List Brokerage Launches Small Business Modeling Program
The program, which officially launches today, is called Business Model Selector and was developed by Jeff Kobil and Richard Vergara , co-founders and CEOs of LDS, through a partnership with data and analytics firm Intellidyn.
According to the U.S. Small Business Administration, a small business is defined as having fewer than 500 employees and these businesses represent more than 99 percent of all employers. These statistics make the small business market very attractive to mailers but -- at the same time -- it is often hard to reach.
"The difficulty in effectively targeting small businesses is finding a good list approach beyond compiled," Kobil said. "There aren't a lot of response files out there to reach the market."
Kobil cited Fortune Magazine Small Business file, Business Week Small Business File, Inc Magazine Small Business File, American City Business Journals and Crains Regional Business Magazines as some examples of response files available but stressed that each was well under a million names and several hovered at around 100,000 names.
"We're not saying that the model is going to replace your best lists," Kobil said, but he added that at a time when everybody is crying about there being no new lists out there, it is a new source of getting more qualified names.
To build a Business Model Selector model for a mailer, the client must provide its response data to LDS and Intellidyn. The model is built based on that data and a score is created. Then, the model is bumped up against data sources such as Acxiom, Experian, Trans Union, First Data and infoUSA, among others to find the best selections. Intellidyn has licensing agreements with all of the data providers used in the process.
Though the program targets small businesses, it isn't just for business-to-business offers.
"What we think is that across all these files such as Acxiom and Experian and infoUSA what makes us unique is being able to look at business and consumer information as well," Kobil said. "We are looking to find new mailable universes for clients on the business-to-business and business-to-consumer sides. We think that looking at both sides is key."
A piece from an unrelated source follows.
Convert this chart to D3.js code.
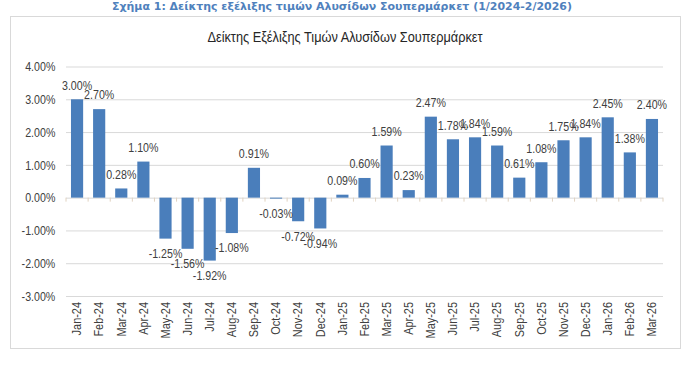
<!DOCTYPE html>
<html>
<head>
<meta charset="utf-8">
<script src="https://cdn.jsdelivr.net/npm/d3@7"></script>
<style>
  body { margin: 0; background: #fff; }
  svg text { font-family: "Liberation Sans", Arial, sans-serif; }
</style>
</head>
<body>
<svg id="chart"></svg>
<script>
"use strict";

// data
var months = ["Jan-24", "Feb-24", "Mar-24", "Apr-24", "May-24", "Jun-24", "Jul-24", "Aug-24", "Sep-24",
    "Oct-24", "Nov-24", "Dec-24", "Jan-25", "Feb-25", "Mar-25", "Apr-25", "May-25", "Jun-25", "Jul-25",
    "Aug-25", "Sep-25", "Oct-25", "Nov-25", "Dec-25", "Jan-26", "Feb-26", "Mar-26"];
var values = [3.00, 2.70, 0.28, 1.10, -1.25, -1.56, -1.92, -1.08, 0.91,
    -0.03, -0.72, -0.94, 0.09, 0.60, 1.59, 0.23, 2.47, 1.78, 1.84,
    1.59, 0.61, 1.08, 1.75, 1.84, 2.45, 1.38, 2.40];
var yTicks = [4, 3, 2, 1, 0, -1, -2, -3];

var caption = "Σχήμα 1: Δείκτης εξέλιξης τιμών Αλυσίδων Σουπερμάρκετ (1/2024-2/2026)";
var title = "Δείκτης Εξέλιξης Τιμών Αλυσίδων Σουπερμάρκετ";

// no narrow font installed, so texts get squeezed horizontally
var NARROW = 0.82;

function pct(d) {
    // hyphen minus like the original, not the d3 unicode minus
    return (d < 0 ? "-" : "") + Math.abs(d).toFixed(2) + "%";
}

var W = 700, H = 369;
var svg = d3.select("#chart").attr("width", W).attr("height", H);

// caption above the box
svg.append("text")
    .attr("x", 112).attr("y", 7)
    .attr("dominant-baseline", "middle")
    .attr("textLength", 460)
    .attr("lengthAdjust", "spacingAndGlyphs")
    .style("font-family", "'DejaVu Sans', Verdana, sans-serif")
    .style("font-weight", "bold")
    .style("font-size", "10.5px")
    .attr("fill", "#4f81bd")
    .text(caption);

// chart frame
svg.append("rect")
    .attr("x", 10.5).attr("y", 16.5)
    .attr("width", 670).attr("height", 332)
    .attr("fill", "#fff")
    .attr("stroke", "#d9d9d9");

svg.append("text")
    .attr("transform", "translate(345,38) scale(0.88,1)")
    .attr("text-anchor", "middle")
    .attr("dominant-baseline", "middle")
    .style("font-size", "14.5px")
    .attr("fill", "#262626")
    .text(title);

var x = d3.scaleBand()
    .domain(months)
    .range([66, 663])
    .paddingInner(0.45)
    .paddingOuter(0.225);

var y = d3.scaleLinear()
    .domain([-3, 4])
    .range([296, 66.5]);

// gridlines + y labels
var yAxis = svg.append("g")
    .attr("transform", "translate(66,0)")
    .call(d3.axisLeft(y)
        .tickValues(yTicks)
        .tickSize(-(663 - 66))
        .tickPadding(13)
        .tickFormat(pct));
yAxis.select(".domain").remove();
yAxis.selectAll(".tick line").attr("stroke", "#d9d9d9");
yAxis.selectAll(".tick text")
    .attr("transform", "scale(" + NARROW + ",1)")
    .style("font-size", "13px")
    .attr("fill", "#404040");

// bars
svg.append("g").selectAll("rect")
    .data(values)
    .join("rect")
    .attr("x", function(d, i) { return x(months[i]); })
    .attr("width", x.bandwidth())
    .attr("y", function(d) { return y(Math.max(0, d)); })
    .attr("height", function(d) { return Math.abs(y(d) - y(0)); })
    .attr("fill", "#4a7ebb");

// category ticks on the zero line
var xAxis = svg.append("g")
    .attr("transform", "translate(0," + y(0) + ")");
xAxis.selectAll("line")
    .data(months.concat([null]))
    .join("line")
    .attr("x1", function(d, i) { return 66 + i * x.step(); })
    .attr("x2", function(d, i) { return 66 + i * x.step(); })
    .attr("y1", 0).attr("y2", 4)
    .attr("stroke", "#e0d2c0");

// month labels, rotated
svg.append("g").selectAll("text")
    .data(months)
    .join("text")
    .attr("transform", function(d) {
        return "translate(" + (x(d) + x.bandwidth() / 2) + ",302) rotate(-90) scale(0.84,1)";
    })
    .attr("text-anchor", "end")
    .attr("dominant-baseline", "central")
    .style("font-size", "13px")
    .attr("fill", "#404040")
    .text(function(d) { return d; });

// data labels
svg.append("g").selectAll("text")
    .data(values)
    .join("text")
    .attr("transform", function(d, i) {
        var lx = x(months[i]) + x.bandwidth() / 2;
        var ly = d >= 0 ? y(d) - 14 : y(d) + 15;
        return "translate(" + lx + "," + ly + ") scale(" + NARROW + ",1)";
    })
    .attr("text-anchor", "middle")
    .attr("dominant-baseline", "central")
    .style("font-size", "13px")
    .attr("fill", "#404040")
    .text(pct);
</script>
</body>
</html>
The program is also a response to a need in the industry, according to LDS.
"I think the norm in the business world is that there aren't a lot of models being built and one of the reasons we put this together is that we felt there was a void there," Vergara said. "A lot of companies in the consumer marketplace rely on models."
As for pricing, LDS will not charge mailers for the model but will require a name volume commitment. They declined giving specifics. Though they would not name any clients using the modeling program, LDS specializes in clients in the publishing, entertainment, fundraising/nonprofit and catalog markets.
"We think that the market for this is anyone who is targeting the small business owner such as banks, credit cards, publishers, BTB catalogs and BTC mailers," Kobil said.